Em seu novo lar, o casal tem por obrigação fixar uma mezuzá (um pequeno
estojo cilíndrico que contém um pergaminho enrolado com os versículos VI,
4-9 e XI, 13-21 do Deuteronômio) no umbral direito da porta de entrada da
casa. Tal objeto ritual marca a presença de Deus em um lar judeu. E, antes
de se entrar em casa ou ao sair desta, deve-se sempre beijar a mezuzá.O
matrimônio entre um judeu e um gentio não é aceito pelo judaísmo.
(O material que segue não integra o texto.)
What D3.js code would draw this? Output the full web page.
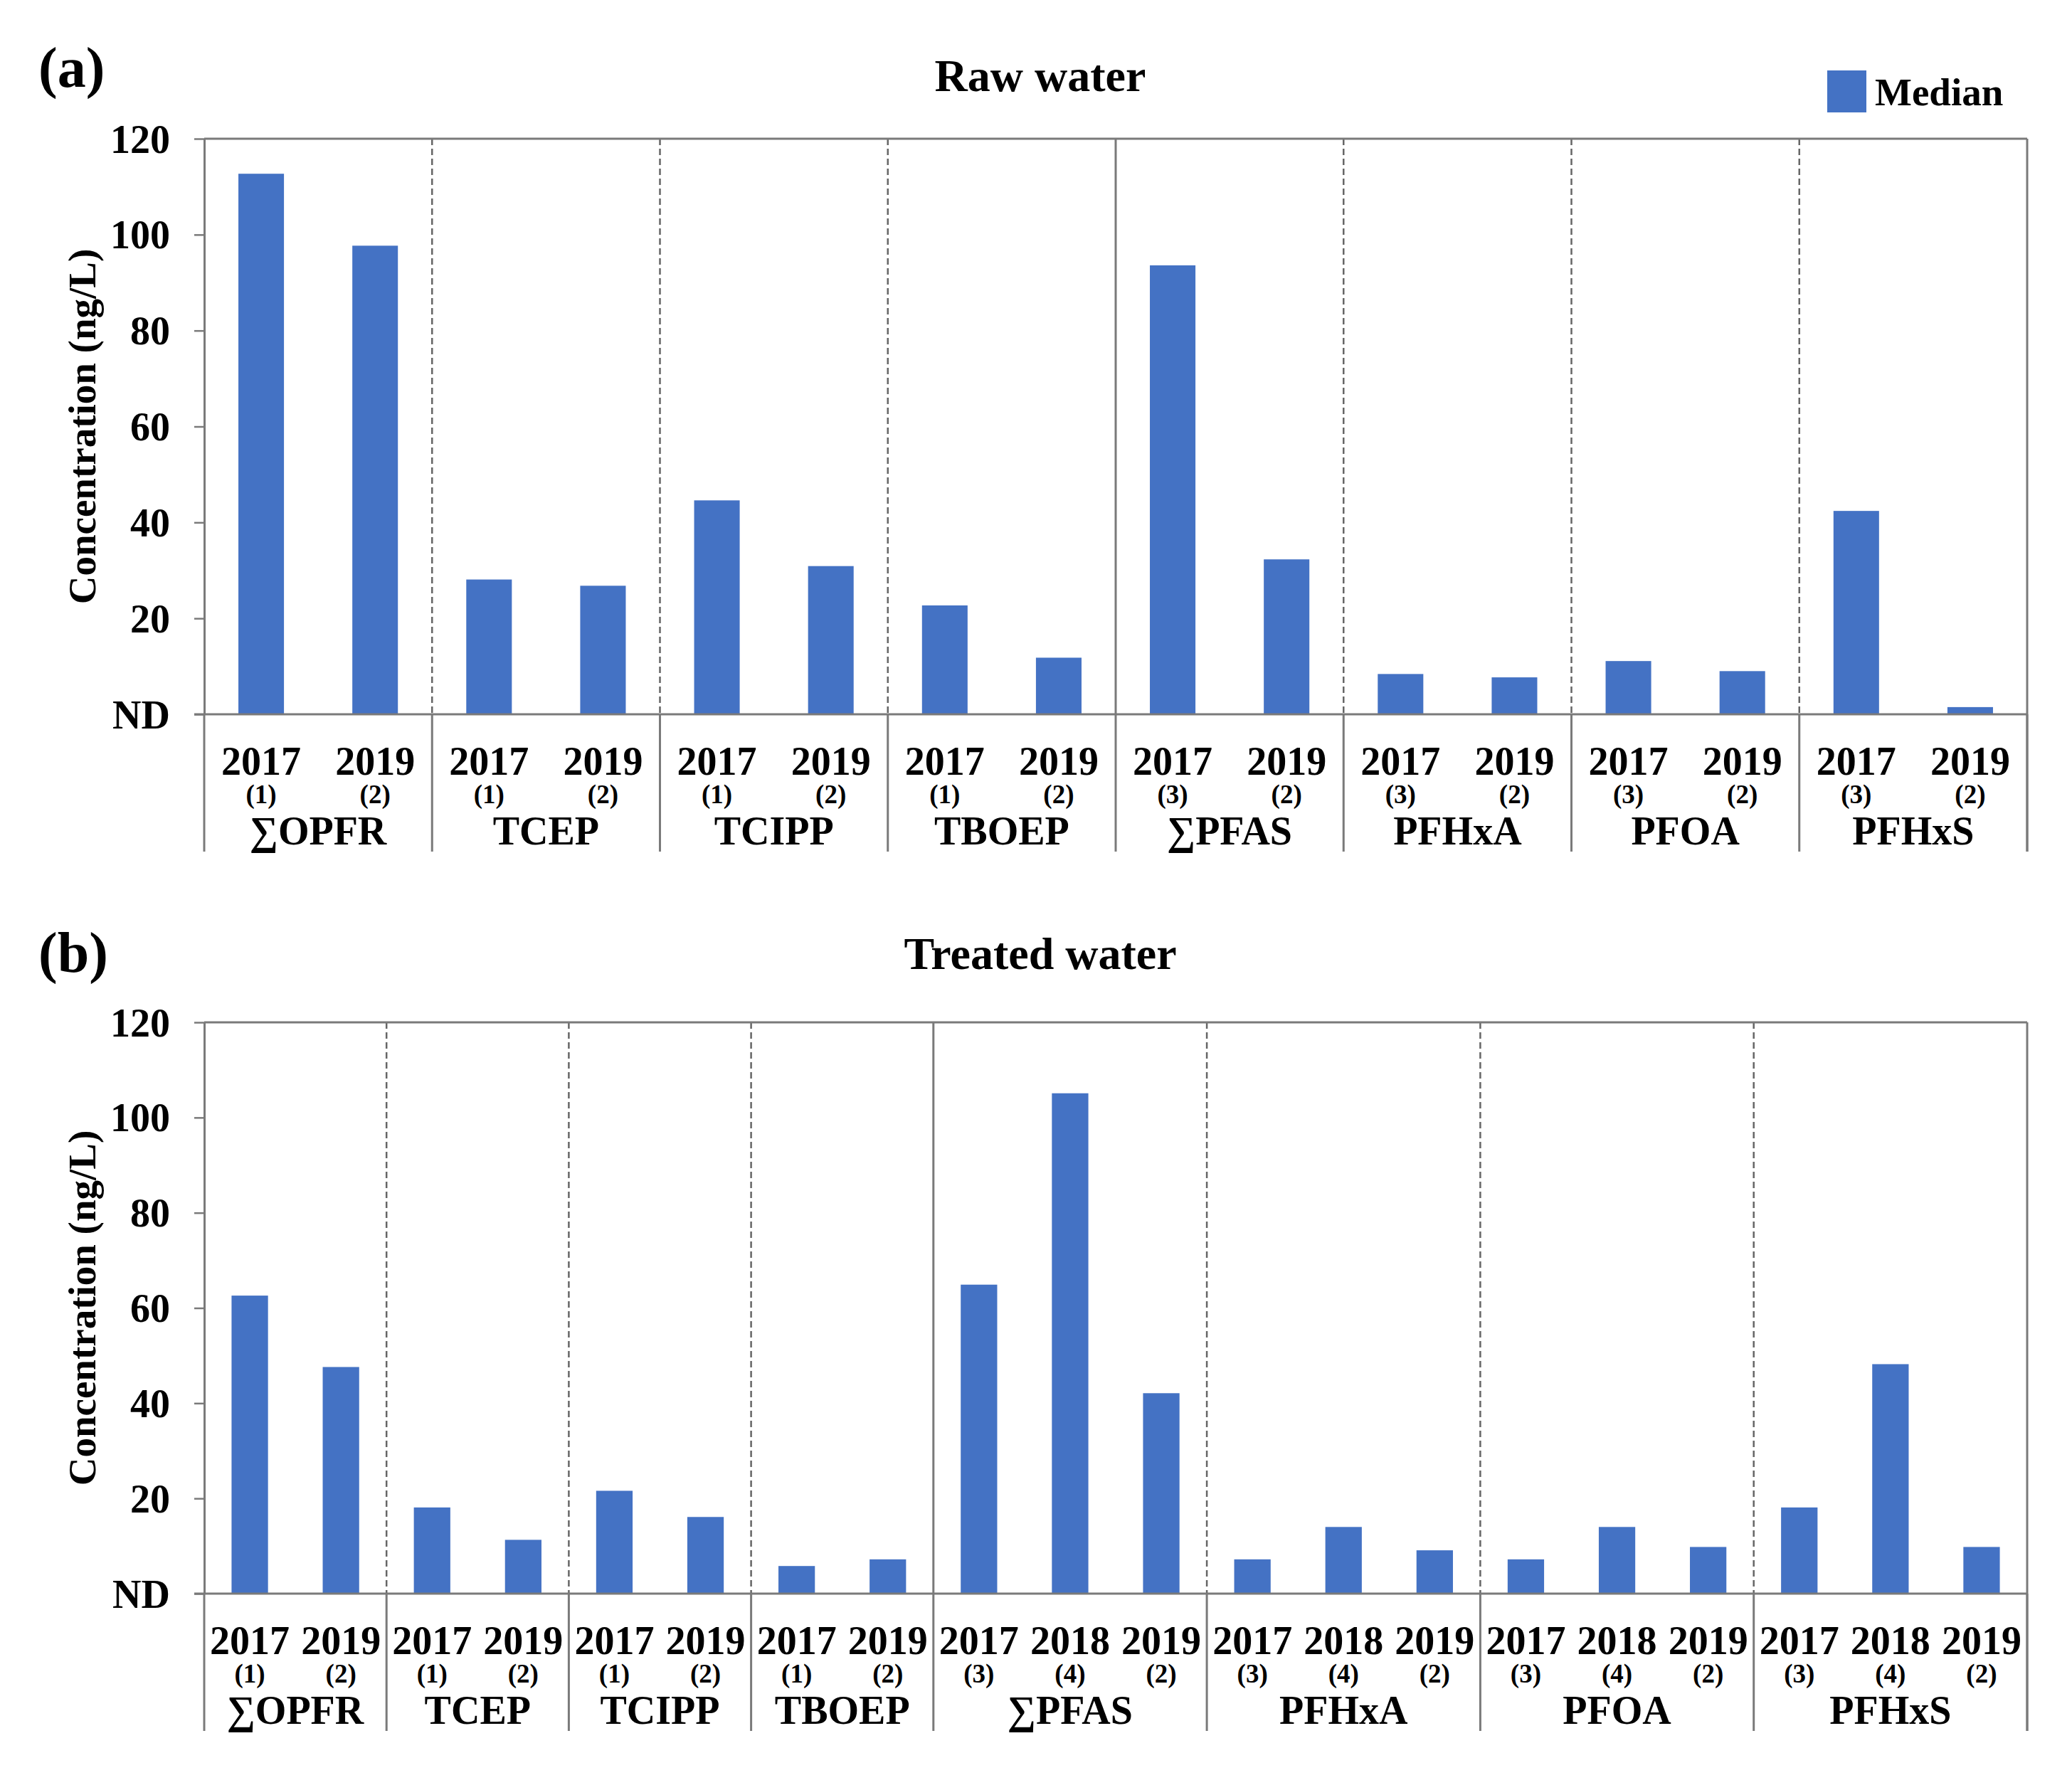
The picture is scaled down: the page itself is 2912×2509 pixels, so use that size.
<!DOCTYPE html>
<html>
<head>
<meta charset="utf-8">
<script src="https://cdn.jsdelivr.net/npm/d3@7"></script>
<style>
	body { margin: 0; background: #fff; }
	svg text { font-family: "Liberation Serif", "Times New Roman", serif; font-weight: bold; fill: #000; }
</style>
</head>
<body>
<svg id="chart" width="2912" height="2509"></svg>
<script>
var compounds = ['∑OPFR', 'TCEP', 'TCIPP', 'TBOEP', '∑PFAS', 'PFHxA', 'PFOA', 'PFHxS'];
var yTicks = [0, 20, 40, 60, 80, 100, 120];

// (a) raw water
var rawGroupSize = [2, 2, 2, 2, 2, 2, 2, 2];
var rawYears = ['2017', '2019', '2017', '2019', '2017', '2019', '2017', '2019',
	'2017', '2019', '2017', '2019', '2017', '2019', '2017', '2019'];
var rawNotes = ['(1)', '(2)', '(1)', '(2)', '(1)', '(2)', '(1)', '(2)',
	'(3)', '(2)', '(3)', '(2)', '(3)', '(2)', '(3)', '(2)'];
var rawMedian = [112.7, 97.7, 28.1, 26.8, 44.6, 30.9, 22.7, 11.8,
	93.6, 32.3, 8.4, 7.7, 11.1, 9.0, 42.4, 1.5];

// (b) treated water
var treatedGroupSize = [2, 2, 2, 2, 3, 3, 3, 3];
var treatedYears = ['2017', '2019', '2017', '2019', '2017', '2019', '2017', '2019',
	'2017', '2018', '2019', '2017', '2018', '2019', '2017', '2018', '2019', '2017', '2018', '2019'];
var treatedNotes = ['(1)', '(2)', '(1)', '(2)', '(1)', '(2)', '(1)', '(2)',
	'(3)', '(4)', '(2)', '(3)', '(4)', '(2)', '(3)', '(4)', '(2)', '(3)', '(4)', '(2)'];
var treatedMedian = [62.6, 47.6, 18.1, 11.3, 21.6, 16.1, 5.8, 7.2,
	64.9, 105.1, 42.1, 7.2, 14.0, 9.1, 7.2, 14.0, 9.8, 18.1, 48.2, 9.8];

var barColor = '#4472C4',
	lineColor = '#7a7a7a',
	left = 287,
	right = 2849;

var svg = d3.select('#chart');

var drawPanel = function(p) {
	var n = p.values.length,
		g = svg.append('g'),
		i = 0, k = 0,
		edges = [0];

	var x = d3.scaleBand().domain(d3.range(n)).range([left, right])
		.paddingInner(0.6).paddingOuter(0.3);
	var y = d3.scaleLinear().domain([0, 120]).range([p.nd, p.top]);
	var bottom = p.nd + 193;

	for (i = 0; i < p.groupSize.length; i++) {
		k += p.groupSize[i];
		edges.push(k);
	}
	var edgeX = function(e) {
		return e < n ? x(e) - (x.step() - x.bandwidth()) / 2 : right;
	};

	// separators inside the plot, solid one between the OPFR and PFAS blocks
	g.selectAll('.sep').data(edges.slice(1, -1)).join('line')
		.attr('x1', edgeX).attr('x2', edgeX)
		.attr('y1', p.top).attr('y2', p.nd)
		.attr('stroke', function(e, j) { return j == 3 ? lineColor : '#666'; })
		.attr('stroke-width', function(e, j) { return j == 3 ? 3 : 2.5; })
		.attr('stroke-dasharray', function(e, j) { return j == 3 ? null : '9,5'; });

	// category box lines under the axis
	g.selectAll('.cat').data(edges).join('line')
		.attr('x1', edgeX).attr('x2', edgeX)
		.attr('y1', p.nd).attr('y2', bottom)
		.attr('stroke', lineColor).attr('stroke-width', 3);

	g.selectAll('rect').data(p.values).join('rect')
		.attr('x', function(d, j) { return x(j); })
		.attr('y', function(d) { return y(d); })
		.attr('width', x.bandwidth())
		.attr('height', function(d) { return y(0) - y(d); })
		.attr('fill', barColor);

	// frame
	g.append('line').attr('x1', left).attr('x2', right).attr('y1', p.top).attr('y2', p.top)
		.attr('stroke', lineColor).attr('stroke-width', 3);
	g.append('line').attr('x1', right).attr('x2', right).attr('y1', p.top).attr('y2', bottom)
		.attr('stroke', lineColor).attr('stroke-width', 3);
	g.append('line').attr('x1', left - 14).attr('x2', right).attr('y1', p.nd).attr('y2', p.nd)
		.attr('stroke', lineColor).attr('stroke-width', 3);

	var yAxis = g.append('g')
		.attr('transform', 'translate(' + left + ',0)')
		.call(d3.axisLeft(y).tickValues(yTicks)
			.tickFormat(function(d) { return d === 0 ? 'ND' : d; })
			.tickSize(14).tickSizeOuter(0).tickPadding(34));
	yAxis.select('.domain').attr('stroke', lineColor).attr('stroke-width', 3);
	yAxis.selectAll('.tick line').attr('stroke', lineColor).attr('stroke-width', 2.5);
	yAxis.selectAll('.tick text')
		.attr('font-family', null).attr('font-size', 56).attr('dy', '0.34em');

	g.append('text')
		.attr('transform', 'translate(134,' + (p.top + p.nd) / 2 + ') rotate(-90)')
		.attr('text-anchor', 'middle').attr('font-size', 55)
		.text('Concentration (ng/L)');

	// multi-level category labels
	g.selectAll('.yr').data(p.years).join('text')
		.attr('x', function(d, j) { return x(j) + x.bandwidth() / 2; })
		.attr('y', p.nd + 85)
		.attr('text-anchor', 'middle').attr('font-size', 56)
		.text(function(d) { return d; });
	g.selectAll('.note').data(p.notes).join('text')
		.attr('x', function(d, j) { return x(j) + x.bandwidth() / 2; })
		.attr('y', p.nd + 125)
		.attr('text-anchor', 'middle').attr('font-size', 37)
		.text(function(d) { return d; });
	g.selectAll('.cmp').data(compounds).join('text')
		.attr('x', function(d, j) { return (edgeX(edges[j]) + edgeX(edges[j + 1])) / 2; })
		.attr('y', p.nd + 183)
		.attr('text-anchor', 'middle').attr('font-size', 56)
		.text(function(d) { return d; });

	g.append('text').attr('x', 1462).attr('y', p.titleY)
		.attr('text-anchor', 'middle').attr('font-size', 64)
		.text(p.title);
	g.append('text').attr('x', 54).attr('y', p.tagY)
		.attr('font-size', 80)
		.text(p.tag);
};

drawPanel({
	top: 195, nd: 1004, titleY: 128, tagY: 122,
	title: 'Raw water', tag: '(a)',
	values: rawMedian, years: rawYears, notes: rawNotes, groupSize: rawGroupSize
});

drawPanel({
	top: 1437, nd: 2240, titleY: 1362, tagY: 1366,
	title: 'Treated water', tag: '(b)',
	values: treatedMedian, years: treatedYears, notes: treatedNotes, groupSize: treatedGroupSize
});

// legend
svg.append('rect').attr('x', 2568).attr('y', 99).attr('width', 55).attr('height', 59)
	.attr('fill', barColor);
svg.append('text').attr('x', 2635).attr('y', 148).attr('font-size', 55).text('Median');
</script>
</body>
</html>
Isto advém
do Deuteronômio 7:3: Não é permitido que um hebreu se case com membros de
nações pagãs.
Tal medida foi adotada pelos rabinos, a partir do século II D.C. A
legislação preventiva objetivou evitar que o caráter monoteísta da nação
hebréia se diluísse, havendo maior deterioração da observância judaica, já
que isso representa um fator de assimilação e uma ameaça à manutenção de sua
identidade.
Em casos de casamento misto, a conversão à religião mosaica é recomendada,
para o noivo ou noiva que sejam gentios. É importante dizer que o divórcio (guet)
é permitido entre os hebreus. No entanto, o Tribunal Religioso (Beit Din)
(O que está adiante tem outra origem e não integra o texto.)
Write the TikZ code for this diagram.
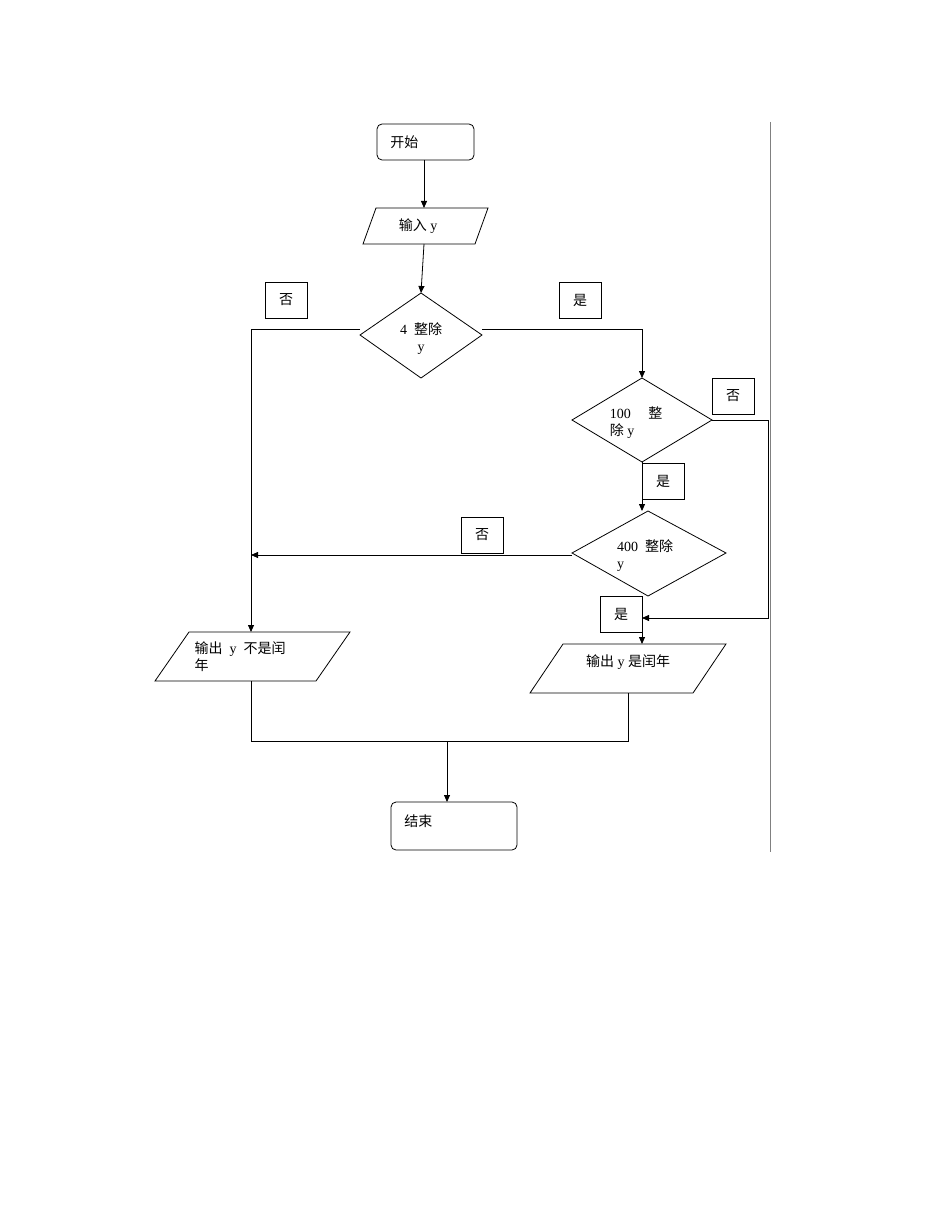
\documentclass[tikz,border=0pt]{standalone}
\usepackage{fontspec}
\setmainfont{Liberation Serif}
\newfontfamily\cjk{Noto Sans CJK SC}
\usetikzlibrary{arrows.meta}
\begin{document}
\begin{tikzpicture}[x=1pt,y=-1pt,line width=0.8pt,
  arr/.style={-{Triangle[length=7pt,width=6pt]}},
  lbl/.style={draw,minimum width=42pt,minimum height=36pt,inner sep=0pt,font=\fontsize{14}{16}\cjk},
  txt/.style={font=\fontsize{14}{17}\selectfont,align=left,inner sep=0pt}]
\useasboundingbox (0,0) rectangle (950,1230);
% start
\draw[rounded corners=5pt] (377,124) rectangle (474,160);
\node[txt,anchor=west] (s) at (390,142) {{\cjk 开始}};
\coordinate (sB) at (424,160);
% input
\draw (376,208) -- (488,208) -- (475,244) -- (363,244) -- cycle;
\node[txt] (in) at (418,226) {{\cjk 输入} y};
\coordinate (inT) at (424,208); \coordinate (inB) at (424,244);
\draw[arr] (sB) -- (inT);
% diamond 1
\coordinate (d1T) at (421,293); \coordinate (d1B) at (421,378);
\draw (d1T) -- (482,335) -- (d1B) -- (360,335) -- cycle;
\node[txt,align=center] (d1) at (421,339) {4\ \ {\cjk 整除}\\y};
\draw[arr] (inB) -- (d1T);
\node[lbl] (n1) at (286,300) {否};
\node[lbl] (y1) at (580,300) {是};
% diamond 2
\coordinate (d2T) at (642,378); \coordinate (d2B) at (642,462);
\draw (d2T) -- (712,420) -- (d2B) -- (572,420) -- cycle;
\node[txt] (d2) at (636,423) {100\quad\ {\cjk 整}\\{\cjk 除} y};
\draw[arr] (482,329) -- (642,329) -- (d2T);
\node[lbl] (n2) at (733,396) {否};
\node[lbl] (y2) at (663,481) {是};
% diamond 3
\coordinate (d3T) at (642,511); \coordinate (d3B) at (642,596);
\draw (648,511) -- (726,553) -- (648,596) -- (572,553) -- cycle;
\node[txt] (d3) at (645,556) {400\ \ {\cjk 整除}\\y};
\draw[arr] (d2B) -- (d3T);
\node[lbl] (n3) at (482,535) {否};
\node[lbl] (y3) at (621,614) {是};
% outputs
\draw (189,632) -- (350,632) -- (316,681) -- (155,681) -- cycle;
\node[txt] (o1) at (240,657) {{\cjk 输出}\ \ y\ \ {\cjk 不是闰}\\{\cjk 年}};
\draw (563,644) -- (726,644) -- (693,693) -- (530,693) -- cycle;
\node[txt] (o2) at (628,662) {{\cjk 输出} y {\cjk 是闰年}};
% connectors
\draw[arr] (360,329) -- (251,329) -- (251,632);
\draw[arr] (572,555) -- (251,555);
\draw[arr] (712,420) -- (768,420) -- (768,618) -- (642,618);
\draw[arr] (642,596) -- (642,644);
\draw (251,681) -- (251,741) -- (628,741) -- (628,693);
% end
\draw[rounded corners=5pt] (391,802) rectangle (517,850);
\node[txt,anchor=west] (e) at (404,821) {{\cjk 结束}};
\draw[arr] (447,741) -- (447,802);
\draw[gray,line width=0.6pt] (770,122) -- (770,852);
\end{tikzpicture}
\end{document}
considera o casamento uma aliança tão sagrada que pondera muito antes de
realizá-lo. Desse modo, sempre se tenta encorajar a reconciliação do casal,
incentivando marido e mulher, inclusive, a casar novamente após a separação
legal. Segundo esse Tribunal, basta um mínimo de esforço, humildade e
compreensão, de ambas as partes, para que um casamento volte a dar certo.
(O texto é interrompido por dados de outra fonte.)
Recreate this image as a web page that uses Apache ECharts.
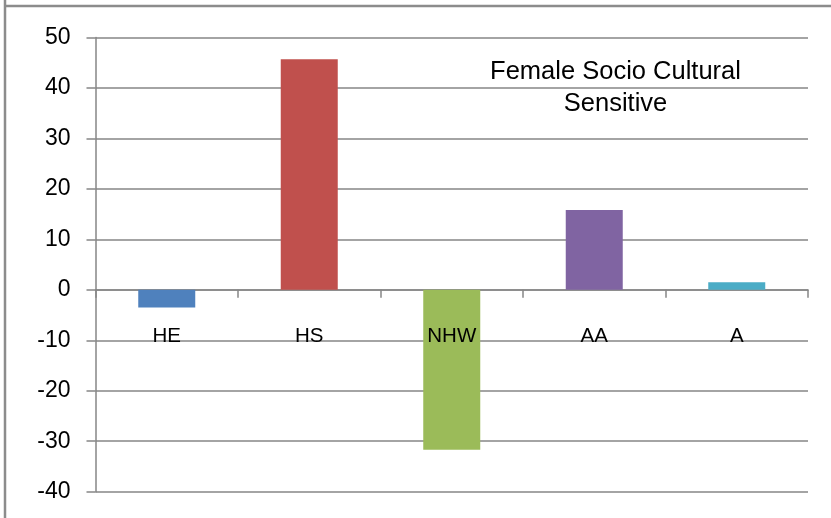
<!DOCTYPE html>
<html>
<head>
<meta charset="utf-8">
<style>html,body{margin:0;padding:0;background:#fff;}#chart{width:831px;height:518px;}</style>
<script src="https://cdn.jsdelivr.net/npm/echarts@6/dist/echarts.min.js"></script>
</head>
<body>
<div id="chart"></div>
<script>
const categories = ['HE', 'HS', 'NHW', 'AA', 'A'];
const values = [-3.5, 45.7, -31.7, 15.8, 1.5];
const barColors = ['#4F81BD', '#C0504D', '#9BBB59', '#8064A2', '#4BACC6'];
const yTicks = { min: -40, max: 50, interval: 10 };
const titleLines = ['Female Socio Cultural', 'Sensitive'];

const chart = echarts.init(document.getElementById('chart'), null, { renderer: 'canvas' });
const font = '"Liberation Sans", Arial, sans-serif';
chart.setOption({
  animation: false,
  backgroundColor: '#ffffff',
  grid: { left: 95.5, right: 23, top: 37.5, bottom: 26.3, containLabel: false, outerBoundsMode: 'none' },
  xAxis: {
    type: 'category',
    data: categories,
    axisLine: { onZero: true, lineStyle: { color: '#868686', width: 1.5 } },
    axisTick: { show: true, length: 8, lineStyle: { color: '#868686', width: 1.5 } },
    axisLabel: { show: false }
  },
  yAxis: {
    type: 'value',
    min: yTicks.min, max: yTicks.max, interval: yTicks.interval,
    axisLine: { show: true, lineStyle: { color: '#868686', width: 1.5 } },
    axisTick: { show: true, length: 9, lineStyle: { color: '#868686', width: 1.5 } },
    splitLine: { show: true, lineStyle: { color: '#868686', width: 1.5 } },
    axisLabel: { margin: 25, fontSize: 23, color: '#000', fontFamily: font }
  },
  series: [{
    type: 'bar',
    data: values.map((v, i) => ({ value: v, itemStyle: { color: barColors[i] } })),
    barWidth: 57
  }, {
    type: 'scatter',
    symbolSize: 0,
    silent: true,
    z: 5,
    itemStyle: { opacity: 1 },
    data: categories.map(c => [c, 0]),
    label: {
      show: true, position: 'bottom', distance: 36,
      formatter: p => p.value[0],
      fontSize: 20.5, color: '#000', opacity: 1, fontFamily: font
    }
  }],
  graphic: [
    { type: 'line', shape: { x1: 5, y1: 0, x2: 5, y2: 518 }, style: { stroke: '#8c8c8c', lineWidth: 2.5 } },
    { type: 'line', shape: { x1: 4, y1: 6, x2: 831, y2: 6 }, style: { stroke: '#8c8c8c', lineWidth: 2.5 } },
    { type: 'text', x: 615.5, y: 72, style: { text: titleLines[0], font: '25.5px "Liberation Sans", Arial, sans-serif', fill: '#000', textAlign: 'center', textVerticalAlign: 'middle' } },
    { type: 'text', x: 615.5, y: 104, style: { text: titleLines[1], font: '25.5px "Liberation Sans", Arial, sans-serif', fill: '#000', textAlign: 'center', textVerticalAlign: 'middle' } }
  ]
});
</script>
</body>
</html>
Além do mais, se, a despeito de todas as falhas, Deus consegue suportar as
pessoas, com muito mais facilidade cada um deve ser capaz de perdoar e
aceitar as falhas do cônjuge, de abaixar um pouco o orgulho sentido, e de
reconhecer os próprios erros. Segundo os sábios, quando um matrimônio é
dissolvido, escorrem lágrimas até do Altar do Templo Sagrado, já que esse
Altar simboliza a união eterna e indissolúvel entre Deus e o povo de
Israel.O casamento, portanto, é fortalecido dia a dia, através do
entendimento entre marido e mulher, dos limites de cada um, companheirismo,
amizade, amor, carinho, respeito e cumprimento das leis de pureza familiar.
Estes são os principais valores que consagram um casamento judeu.